The forecast said 60% chance of rain. My umbrella said 100%.
The Philosopher's Path (哲学の道) runs about two kilometers along a canal in the Higashiyama district, named for the Kyoto University philosopher Nishida Kitaro who is said to have walked it daily. In cherry blossom season the canal is arched over by pale pink. In late March, two days before peak bloom, the buds are fat and just beginning to open.
I had the path almost to myself.
What the rain does
Rain changes old places. The stone lanterns along the path got darker and sharper. The canal reflected the sky in a way it doesn't when the sky is blue. The few other walkers were hunched under umbrellas moving quickly — they had somewhere to be.
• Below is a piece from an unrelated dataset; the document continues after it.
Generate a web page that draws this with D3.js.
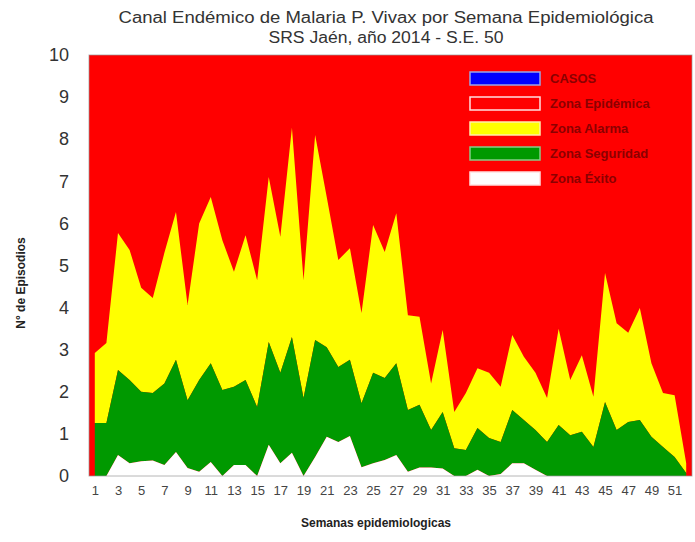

I didn't.
There's a small shrine about halfway along — Otoyo Jinja — where stone foxes wearing red bibs sit at the entrance. The foxes looked pleased about the weather. They always look pleased.
Nanzen-ji at the end
The path terminates near Nanzen-ji temple, which has an incongruous brick aqueduct running through its grounds — a Meiji-era engineering project that the Buddhist establishment apparently just accepted and moved on from. You walk through a medieval gate and there's Victorian infrastructure passing overhead. Nobody seems to find this strange.
I had lunch in a small soba shop near the aqueduct. The broth was dark and serious. I went back the next day.